In my story about driving through the fog, I shared how genuine mystery shows us what we know (or can see) by clarifying it against the far larger background of what we do not know (or cannot see). I will see more of God’s will as I move forward; landmarks hazy now will become clearer as I progress. I can earnestly follow the will of God I do see, without becoming immobilized by anxiety because I do not see everything. If divine guidance is truly another mystery, then the things I know can be seen only against the larger background of how much I do not know; stopping the car and refusing to move until all the fog disappears is not an option.
Finally, just as we have seen that it is an error to assume that God’s choices and my choices are commensurate, so it may be with God’s will and my will: might I be in line with God’s will even when my will is bent in the opposite direction from what I assume God desires? Some of us look back on our lives and have those stories to tell.
Reflection Questions
1. If you tend to land on the “human responsibility/free will” side of this paradox, do an experiment and see how many times God’s choice or predestination shows up in these passages: Matthew 22:14; Jeremiah 1:5; Mark 4:10–12; Ephesians 1:3–5; Romans 8:28–30; 1 Corinthians 2:7; Acts 4:27–28; Psalm 139:16; Romans 9:15–18; Exodus 4:21; Romans 9:22–24 (these verses speak of objects of God’s wrath that are destined for destruction); Ephesians 2:8–10; Acts 13:48.
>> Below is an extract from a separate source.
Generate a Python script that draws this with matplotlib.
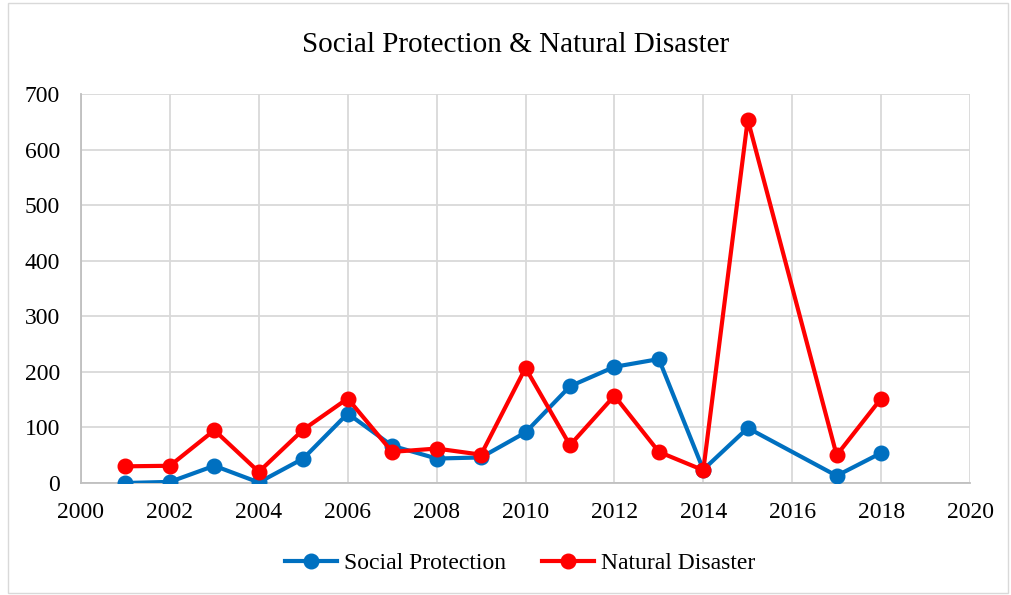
import matplotlib as mpl
import matplotlib.pyplot as plt
from matplotlib.patches import Rectangle

# values (2016 has no point)
years = [2001, 2002, 2003, 2004, 2005, 2006, 2007, 2008, 2009, 2010,
         2011, 2012, 2013, 2014, 2015, 2017, 2018]
social = [0, 2, 31, 1, 44, 125, 67, 44, 46, 91,
          174, 209, 223, 24, 99, 13, 54]
disaster = [30, 31, 95, 20, 96, 152, 56, 62, 51, 207,
            68, 157, 56, 23, 654, 50, 152]
xticks = list(range(2000, 2021, 2))
yticks = list(range(0, 701, 100))

plt.rcParams['font.family'] = ['Liberation Serif', 'DejaVu Serif']

fig = plt.figure(figsize=(10.11, 5.95), dpi=100)
ax = fig.add_axes([81 / 1011, 1 - 483 / 595, (970 - 81) / 1011, (483 - 94) / 595])

ax.plot(years, social, color='#0070c0', lw=3, marker='o', ms=10.5,
        label='Social Protection', zorder=3)
ax.plot(years, disaster, color='#ff0000', lw=3, marker='o', ms=10.5,
        label='Natural Disaster', zorder=4)

ax.set_xlim(2000, 2020)
ax.set_ylim(0, 700)
ax.set_xticks(xticks)
ax.set_yticks(yticks)
ax.tick_params(length=0, labelsize=17)
ax.tick_params(axis='y', pad=15)
ax.tick_params(axis='x', pad=14)
ax.grid(True, color='#d9d9d9', lw=1.3)
ax.set_axisbelow(True)
for side in ['top', 'right']:
    ax.spines[side].set_visible(False)
for side in ['left', 'bottom']:
    ax.spines[side].set_color('#bfbfbf')
    ax.spines[side].set_linewidth(1.3)

fig.text(516 / 1011, 1 - 45 / 595, 'Social Protection & Natural Disaster',
         ha='center', va='center', fontsize=21)
fig.legend(loc='center', bbox_to_anchor=(520 / 1011, 1 - 563 / 595), ncol=2,
           frameon=False, fontsize=17, handlelength=2.2, handletextpad=0.3,
           columnspacing=1.5)

fig.patches.append(Rectangle((8 / 1011, 2 / 595), 1000 / 1011, 590 / 595,
                             transform=fig.transFigure, fill=False,
                             edgecolor='#d9d9d9', lw=1))

plt.savefig('out.png', dpi=100)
2. If you tend to land on the “divine sovereignty/election” side of this paradox, do an experiment and see how many times human choice shows up in these passages: Deuteronomy 30:19; Joshua 24:15; Ezekiel 18:32; Mark 16:16; Romans 10:9; Matthew 9:29; 1 Thessalonians 4:14; John 3:16; 2 Corinthians 5:15; Jeremiah 18:7–10; 1 Timothy 2:3–4; 2 Peter 3:9.
3. What does it mean to you, as you reflect on your own spiritual journey, that your salvation is both God’s election and your choice?
4. How is the discussion of “finding God’s will” helpful to you?